'''

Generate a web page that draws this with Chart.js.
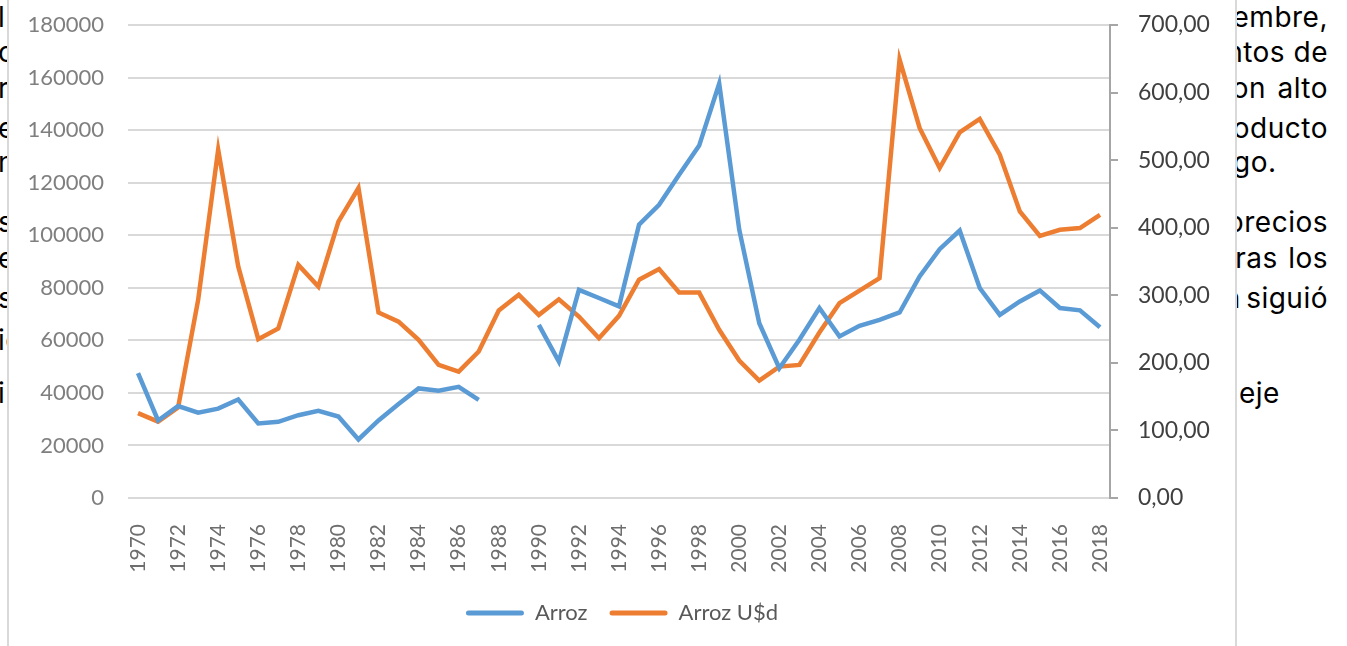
<!DOCTYPE html>
<html>
<head>
<meta charset="utf-8">
<script src="https://cdn.jsdelivr.net/npm/chart.js@4"></script>
<style>
  html, body { margin: 0; padding: 0; background: #fff; }
  #page { position: relative; width: 1347px; height: 646px; overflow: hidden; font-family: 'Inter', 'Noto Sans', sans-serif; }
  .txt { position: absolute; font-size: 28px; line-height: 30px; color: #000; white-space: nowrap; letter-spacing: 0.5px; }
  .r { right: 19px; text-align: right; }
  .l { left: -2px; }
  #box { position: absolute; left: 7px; top: -4px; width: 1226px; height: 660px; background: #fff;
         border-left: 2px solid #d9d9d9; border-right: 2px solid #d9d9d9; }
  #wrap { position: absolute; left: 0; top: 4px; width: 1226px; height: 646px; }
</style>
</head>
<body>
<div id="page">
  <!-- document text behind the chart -->
  <div class="txt l" style="top:2px">l</div>
  <div class="txt l" style="top:37px">c</div>
  <div class="txt l" style="top:73px">re</div>
  <div class="txt l" style="top:113px">e</div>
  <div class="txt l" style="top:147px">n</div>
  <div class="txt l" style="top:207px">s</div>
  <div class="txt l" style="top:243px">e</div>
  <div class="txt l" style="top:283px">s</div>
  <div class="txt l" style="top:325px">ic</div>
  <div class="txt l" style="top:378px">i</div>

  <div class="txt r" style="top:2px">diciembre,</div>
  <div class="txt r" style="top:37px">puntos de</div>
  <div class="txt r" style="top:73px;word-spacing:3px">con alto</div>
  <div class="txt r" style="top:113px">producto</div>
  <div class="txt" style="left:1199px;top:147px">largo.</div>
  <div class="txt r" style="top:207px">precios</div>
  <div class="txt r" style="top:243px;word-spacing:2px">tras los</div>
  <div class="txt r" style="top:283px;word-spacing:-3px">también siguió</div>
  <div class="txt" style="left:1239px;top:378px">eje</div>

  <div id="box">
    <div id="wrap"><canvas id="myChart"></canvas></div>
  </div>
</div>

<script>
// years on the category axis
var anios = []
for (var y = 1970; y <= 2018; y++) anios.push(String(y))

// Arroz (left axis)
var arroz = [
  47500, 29500, 35000, 32500, 34000, 37500, 28400, 29000, 31500, 33200,
  31000, 22300, 29500, 35800, 41700, 40800, 42300, 37300, null, null,
  65900, 51900, 79200, 76100, 72900, 104000, 111600, 123000, 134100, 157700,
  102100, 66500, 49400, 60200, 72300, 61500, 65500, 67800, 70600, 84300,
  94700, 101800, 79900, 69700, 74800, 79000, 72300, 71400, 65000
]

// Arroz U$d (right axis)
var arrozUsd = [
  125.5, 113, 134, 293, 515.6, 342.7, 235, 251, 345, 313,
  409, 458.8, 274.5, 261, 234, 197, 187, 216.8, 277.5, 300.7,
  271, 294, 268.6, 236.5, 269.6, 323, 338.8, 304, 304, 249,
  203.4, 173.8, 194.5, 197, 245, 288.4, 307, 325.4, 648.9, 547.6,
  488.4, 541.2, 561, 508, 424, 388, 397, 399.5, 419
]

var azul = '#5B9BD5'
var naranja = '#ED7D31'

Chart.defaults.font.family = 'Lato'
Chart.defaults.animation = false

var ctx = document.getElementById('myChart').getContext('2d')
var chart = new Chart(ctx, {
  type: 'line',
  data: {
    labels: anios,
    datasets: [
      {
        label: 'Arroz',
        data: arroz,
        borderColor: azul,
        backgroundColor: azul,
        borderWidth: 4.5,
        pointRadius: 0,
        tension: 0,
        spanGaps: false,
        yAxisID: 'y'
      },
      {
        label: 'Arroz U$d',
        data: arrozUsd,
        borderColor: naranja,
        backgroundColor: naranja,
        borderWidth: 4.5,
        pointRadius: 0,
        tension: 0,
        yAxisID: 'y1'
      }
    ]
  },
  options: {
    responsive: true,
    maintainAspectRatio: false,
    layout: { padding: { top: 25, left: 0, right: 0, bottom: 12 } },
    plugins: {
      tooltip: { enabled: false },
      legend: {
        position: 'bottom',
        labels: {
          color: '#595959',
          font: { size: 22 },
          boxWidth: 58,
          boxHeight: 5,
          padding: 22,
          useBorderRadius: true,
          generateLabels: function(chart) {
            var items = Chart.defaults.plugins.legend.labels.generateLabels(chart)
            items.forEach(function(it) {
              it.lineWidth = 0
              it.borderRadius = 2.5
            })
            return items
          }
        }
      }
    },
    scales: {
      x: {
        offset: true,
        grid: { display: false },
        border: { display: false },
        ticks: {
          autoSkip: false,
          minRotation: 90,
          maxRotation: 90,
          padding: 18,
          color: '#6e6e6e',
          font: { size: 21 },
          callback: function(v, i) { return i % 2 === 0 ? this.getLabelForValue(v) : '' }
        },
        afterFit: function(scale) { scale.height = 82 }
      },
      y: {
        position: 'left',
        min: 0,
        max: 180000,
        border: { display: false },
        grid: { color: '#d9d9d9', lineWidth: 2, drawTicks: false },
        ticks: {
          stepSize: 20000,
          padding: 24,
          color: '#7f7f7f',
          font: { size: 22 },
          callback: function(v) { return String(v) }
        },
        afterFit: function(scale) {
          scale.width = 119
          scale.paddingTop = 0
          scale.paddingBottom = 0
        }
      },
      y1: {
        position: 'right',
        min: 0,
        max: 700,
        border: { display: true, color: '#a6a6a6', width: 2 },
        grid: { drawOnChartArea: false, tickLength: 8, color: '#a6a6a6', lineWidth: 2 },
        ticks: {
          stepSize: 100,
          padding: 20,
          color: '#404040',
          font: { size: 23 },
          callback: function(v) { return v.toFixed(2).replace('.', ',') }
        },
        afterFit: function(scale) {
          scale.width = 125
          scale.paddingTop = 0
          scale.paddingBottom = 0
        }
      }
    }
  }
})
</script>
</body>
</html>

'''

* **PROBLEM DESCRIPTION**: Check each line above for "page" and return the ones that have it.

* **EXERCISE OUTPUT**:
Generate a web page that draws this with Chart.js.
  #page { position: relative; width: 1347px; height: 646px; overflow: hidden; font-family: 'Inter', 'Noto Sans', sans-serif; }
<div id="page">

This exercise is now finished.